Le jeu consiste donc à suivre la dame
arborant un bandana accroché au sommet d’une baguette télescopique. J’adore…
L’Expo est organisée le long d’une
vaste avenue abritée sous des voiles tendues. De de part et d’autre s’étalent
les pavillons de plus de 70 pays. Nous sommes conduits illico vers le salon du pavillon
français pour café et discours d’accueil : ministre et dirigeants
d’entreprises sponsors nous expliquent de manière un peu convenue le grand
enjeu alimentaire pour une planète de bientôt 9 milliards d’humains avec comme
leitmotiv, les gaspillages le long de la chaine alimentaire représentant le
tiers de la production totale. Chiffre en effet insupportable et auquel il
convient de s’attarder un peu. Car saviez-vous qu’en France plus de 40% de ces
gaspillages le sont chez les ménages, chacun de nous, plus que dans l’industrie…
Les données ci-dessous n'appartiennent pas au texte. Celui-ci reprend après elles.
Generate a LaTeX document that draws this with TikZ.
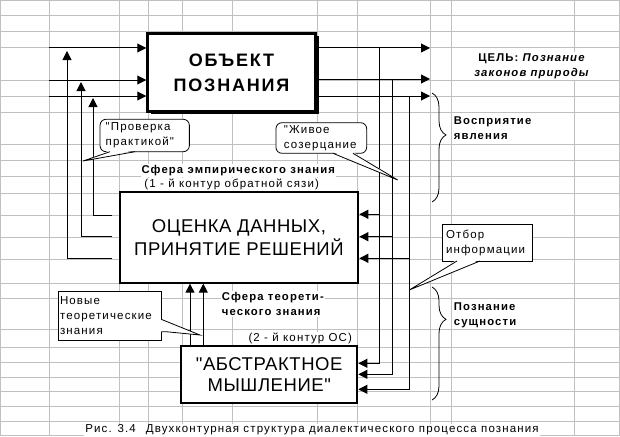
\documentclass[tikz,border=0pt]{standalone}
\usepackage{fontspec}
\setmainfont{Liberation Sans}
\newfontfamily\boxfont[LetterSpace=3]{Liberation Sans}
\newfontfamily\objfont[LetterSpace=10]{Liberation Sans}
\newfontfamily\labfont[LetterSpace=10]{Liberation Sans}
\usetikzlibrary{arrows.meta,decorations.pathreplacing,shadows}
\definecolor{gridgray}{RGB}{192,192,192}

\begin{document}
\begin{tikzpicture}
	[x=1pt,y=-1pt,
	arr/.style={-{Triangle[length=9pt,width=9pt]},line width=1pt},
	bigbox/.style={draw,line width=2pt,fill=white,align=center,inner sep=0pt,
		font=\boxfont\fontsize{18.5}{23}\selectfont},
	lab/.style={fill=white,inner sep=1pt,font=\labfont\fontsize{11.5}{15}\selectfont},
	blab/.style={fill=white,inner sep=1pt,font=\labfont\bfseries\fontsize{11.3}{15.5}\selectfont},
	callout/.style={draw,line width=0.8pt,fill=white,align=left,inner sep=0pt,
		font=\labfont\fontsize{11.5}{15}\selectfont},
	bracket/.style={decorate,decoration={brace,amplitude=14pt},line width=0.8pt}]
	\useasboundingbox (0,0) rectangle (620,436);
	% grid of the sheet
	\foreach \y in {0.5,16,32,48,80,96,112,144,160,176,193,215,237,259,283,298,329,347,362,377,391,406,421,435.5}
		\draw[gridgray,line width=1pt] (0,\y) -- (620,\y);
	\foreach \x in {0.5,49,119,148,182,232,317,357,430,451,574,619.5}
		\draw[gridgray,line width=1pt] (\x,0) -- (\x,436);
	% boxes
	\node[bigbox,line width=2.5pt,minimum width=168pt,minimum height=78pt,
		font=\objfont\bfseries\fontsize{18}{25}\selectfont,
		drop shadow={shadow xshift=3pt,shadow yshift=-3pt,opacity=1,fill=black}]
		(objekt) at (231.5,72.4) {ОБЪЕКТ\\ПОЗНАНИЯ};
	\node[bigbox,minimum width=238.8pt,minimum height=90.7pt]
		(ocenka) at (238.9,237.3) {ОЦЕНКА ДАННЫХ,\\ПРИНЯТИЕ РЕШЕНИЙ};
	\node[bigbox,minimum width=176.3pt,minimum height=57.3pt,font=\boxfont\fontsize{18.5}{21}\selectfont]
		(abstr) at (269.2,374.7) {"АБСТРАКТНОЕ\\МЫШЛЕНИЕ"};
	% inputs of the object
	\foreach \y [count=\i] in {48,80,96} {
		\coordinate (in\i) at (49,\y);
		\draw[arr] (in\i) -- (in\i -| objekt.west);
	}
	% first loop, left side
	\foreach \y/\x/\t [count=\i] in {215/93/98,236/81/82,258/67/51} {
		\coordinate (fb\i) at (112,\y);
		\coordinate (tip\i) at (\x,\t);
		\draw[arr] (fb\i) -| (tip\i);
	}
	% outputs of the object, right side
	\foreach \y/\x/\a/\b [count=\i] in {48/379/214.3/363.3,79/392/236.7/374.3,96/409/258.3/389.3} {
		\coordinate (out\i) at (430,\y);
		\coordinate (v\i) at (\x,\y);
		\coordinate (w\i) at (\x,\a);
		\draw[arr] (objekt.east |- out\i) -- (out\i);
		\draw[arr] (w\i) -- (w\i -| ocenka.east);
		\draw[arr] (v\i) |- (abstr.east |- 0,\b);
	}
	% second loop
	\foreach \x in {190,203.3}
		\draw[arr] (abstr.north -| \x,0) -- (ocenka.south -| \x,0);
	% labels
	\node[blab,align=center] (cel) at (532,66.3) {ЦЕЛЬ: \textit{Познание}\\\textit{законов природы}};
	\node[blab,anchor=base] (sfera1) at (238.3,173.3) {Сфера эмпирического знания};
	\node[lab,anchor=base] (kontur1) at (231.7,187.3) {(1 - й контур обратной сязи)};
	\node[blab,align=left,anchor=west] (sfera2) at (220.7,304.1) {Сфера теорети-\\ческого знания};
	\node[lab,anchor=base west] (kontur2) at (247.3,341.7) {(2 - й контур ОС)};
	\node[blab,align=left,anchor=west] (vospr) at (452.7,128) {Восприятие\\явления};
	\node[blab,align=left,anchor=west] (sushch) at (452.7,315.5) {Познание\\сущности};
	\node[lab,anchor=base] (caption) at (312,432.7)
		{Рис. 3.4\hspace{10pt}Двухконтурная структура диалектического процесса познания};
	% braces
	\draw[bracket,decoration={aspect=0.385}] (432,93) -- (432,202);
	\draw[bracket,decoration={aspect=0.286}] (432,287) -- (432,400);
	% callouts
	\node[callout,rounded corners=6pt,minimum width=89.3pt,minimum height=32.4pt,text width=78pt]
		(prov) at (144.7,135.5) {"Проверка\\практикой"};
	\coordinate (provtip) at (83,161);
	\fill[white] (110,150.3) -- (provtip) -- (135,150.3) -- cycle;
	\draw[line width=0.8pt] (110,151.7) -- (provtip) -- (135,151.7);
	\node[callout,rounded corners=6pt,minimum width=90.7pt,minimum height=30.6pt,text width=74.7pt]
		(zhiv) at (321.3,138) {"Живое\\созерцание};
	\coordinate (zhivtip) at (397.7,180);
	\fill[white] (333,152) -- (zhivtip) -- (353,152) -- cycle;
	\draw[line width=0.8pt] (333,153.3) -- (zhivtip) -- (353,153.3);
	\node[callout,minimum width=90pt,minimum height=37pt,text width=83.4pt]
		(otbor) at (487.7,242.5) {Отбор\\информации};
	\coordinate (otbortip) at (409.3,290);
	\fill[white] (457,259.7) -- (otbortip) -- (480,259.7) -- cycle;
	\draw[line width=0.8pt] (457,261) -- (otbortip) -- (480,261);
	\node[callout,minimum width=103.4pt,minimum height=48.3pt,text width=100pt]
		(novye) at (110,315.9) {Новые\\теоретические\\знания};
	\coordinate (novtip) at (200,335);
	\fill[white] (160.4,319.5) -- (novtip) -- (166,331.7) -- (160.4,331.7) -- cycle;
	\draw[line width=0.8pt] (161.7,319.5) -- (novtip) -- (166,331.7) -- (161.7,331.7);
\end{tikzpicture}
\end{document}
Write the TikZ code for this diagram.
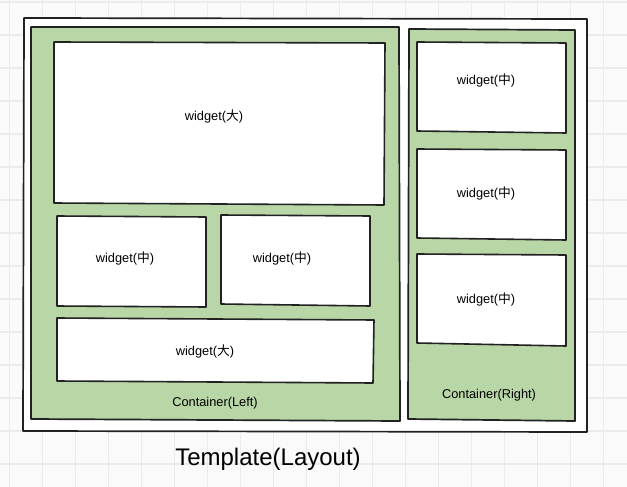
\documentclass[tikz,border=0pt]{standalone}
\usepackage{fontspec}
\setmainfont{Liberation Sans}
\newfontfamily\cjk{Noto Sans CJK SC}

\definecolor{paper}{RGB}{250,250,250}
\definecolor{gridc}{RGB}{235,235,235}
\definecolor{inkc}{RGB}{34,34,34}
\definecolor{leaf}{RGB}{184,214,166}

\tikzset{
  frame/.style={draw=inkc, line width=1.7pt, fill=white, line join=round},
  holder/.style={draw=inkc, line width=1.7pt, fill=leaf, line join=round},
  widget/.style={draw=inkc, line width=1.6pt, fill=white, line join=round},
  tag/.style={font=\fontsize{12.8}{14}\selectfont, inner sep=0pt},
  title/.style={font=\fontsize{24}{28}\selectfont, inner sep=0pt}
}

\begin{document}
\begin{tikzpicture}[x=1pt,y=-1pt]
\useasboundingbox (0,0) rectangle (627,487);
\fill [paper] (0,0) rectangle (627,487);

% grid
\foreach \gx in {0,...,18} \draw [gridc, line width=1.5pt] ({9.5+33*\gx},0) -- ({9.5+33*\gx},487);
\foreach \gy in {0,...,14} \draw [gridc, line width=1.5pt] (0,{2+33*\gy}) -- (627,{2+33*\gy});

% template
\draw [frame] (24,18) -- (587,19) -- (587,432) -- (23,431) -- cycle;

% left container
\draw [holder] (31,27) -- (399,27) -- (400,421) -- (31,419) -- cycle;
\draw [widget] (54,42) -- (385,43) -- (384,205) -- (54,203) -- cycle;
\draw [widget] (57,216) -- (206,217) -- (206,307) -- (57,306) -- cycle;
\draw [widget] (221,215) -- (370,216) -- (370,306) -- (221,304) -- cycle;
\draw [widget] (57,318) -- (374,320) -- (373,383) -- (57,381) -- cycle;

\node [tag] (bigtop) at (214,116) {widget({\cjk 大})};
\node [tag] (midleft) at (125,258) {widget({\cjk 中})};
\node [tag] (midright) at (282,258) {widget({\cjk 中})};
\node [tag] (bigbottom) at (205,351) {widget({\cjk 大})};
\node [tag] (leftname) at (215,403) {Container(Left)};

% right container
\draw [holder] (409,29) -- (575,30) -- (575,421) -- (408,419) -- cycle;
\draw [widget] (417,42) -- (566,43) -- (566,133) -- (417,131) -- cycle;
\draw [widget] (417,149) -- (566,150) -- (566,240) -- (417,238) -- cycle;
\draw [widget] (417,254) -- (566,255) -- (566,346) -- (417,343) -- cycle;

\node [tag] (rightone) at (486,80) {widget({\cjk 中})};
\node [tag] (righttwo) at (486,193) {widget({\cjk 中})};
\node [tag] (rightthree) at (486,299) {widget({\cjk 中})};
\node [tag] (rightname) at (489,395) {Container(Right)};

\node [title] (layout) at (268,459) {Template(Layout)};
\end{tikzpicture}
\end{document}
Allez, pas une minute à perdre, allons
maintenant voir la manière dont il est question de ce grand enjeu dans les
différents pavillons.
Le pavillon zéro retrace de manière
idéalisée les progrès de l’humanité en matière de production agricole, pour
terminer par une décharge de produits alimentaires. Franchement dire, la
symbolique n’est pas terrible.
Puis nous filons vers les pays
méditerranéens attirés par un titre prometteur autour de la gestion des
ressources aquacoles. En fait rien d’autre que des petits films sur la pêche
artisanale. Rien contre évidemment, mais ce n’est pas avec cela que l’on va
répondre à l’enjeu globale de nourrir l’humanité. Petit détour vers le stand de
la Colombie où l’on découvre une sympathique présentation promotionnelle d’un
pays qui se revendique « heureux et chanceux », mais toujours rien
sur le thème qui nous intéresse. Bien sûr l’Italie fait la promotion de sa
gastronomie : légumes frais, traditionnelle charcuterie, pizza. Délicieux
évidement. Parfait pour les Italiens et les visiteurs étrangers de passage,
mais pas vraiment la solution pour nourrir la planète. Toujours à la recherche
d’une vraie réponse aux enjeux alimentaires mondiaux, nous passons, sans nous y
arrêter, devant le stand Mac Donalds connexe au pavillon US, puis continuons à
déambuler entre les stands de cette grande foire mondiale où chacun fait, et
c’est bien normal, le promotion de son pays à vrai dire sans réel fil
conducteur. On y parle nature, culture, art de vivre, mais jamais vraiment de
production agricole rationnelle, comme si l’enjeu alimentaire se résumait à de
jolis paysages. Aucune mention aux indispensables productions intensives,
encore moins animales. Comme si nous ne consommions que légumes et fruits issus
de jardins d’Eden. Assez surréaliste tout de même. En désespoir de cause, retour
vers le pavillon Français, « nous » qui nous revendiquons comme un grand
pays agricole. Et là surprise. On y entre par un charmant jardin planté de
salades et tomates, jusqu’à une jolie halle de marché en lamellé-collé sous
laquelle sont suspendus casseroles et autres ustensiles de cuisines. Quelques « posters »
expliquent de manière infantile la production agricole façon « Le Bonheur
est dans le Prés ». Une animation tout de même, qui montre quelques
poulets gambadant dans une verte prairie. Bucolique à souhait. Mais ce n’est
tout de même pas comme cela que l’on va nourrir la planète dont la population
croît au rythme de 220.000 personnes par jour. Il va bien falloir produire
plus, beaucoup plus, d’aucuns diront de façon industrielle, ce terme prenant alors
une connotation péjorative lorsqu’il s’agit de nourriture, alors que c’est
pourtant de bien de cela dont s’agit, et que la production de masse peut aussi
être rationnelle, de qualité, écologiquement raisonnée, responsable et
durable ; en un mot « sustainable ».
Alors pourquoi ne pas vouloir la
montrer et même la promouvoir ?
Aurions-nous un problème avec la nourriture
en ne voulant regarder que celle dont nous rêvons, des produits végétaux issus
de jardins bucoliques, qui en réalité n’a que peu de chose à voir avec celle
que nous mangeons réellement : des protéines animales issues d’animaux
élevées dans des bâtiments, et végétales provenant de vastes surfaces agricoles
mécanisées. Mais non, ce n’est pas ce dont le public veut entendre parler. Et
pourtant, le génie de l’Homme lui a permis de devenir l’espèce « dominante »
de notre petite planète par une approche rationnelle et de masse de la production
agricole. Pourquoi la cacher ? Car nul doute que ce même génie nous permettra
de trouver les bonnes solutions face aux nouveaux défis de l’alimentation
durable qu’il s’agit simplement d’expliquer de manière réaliste.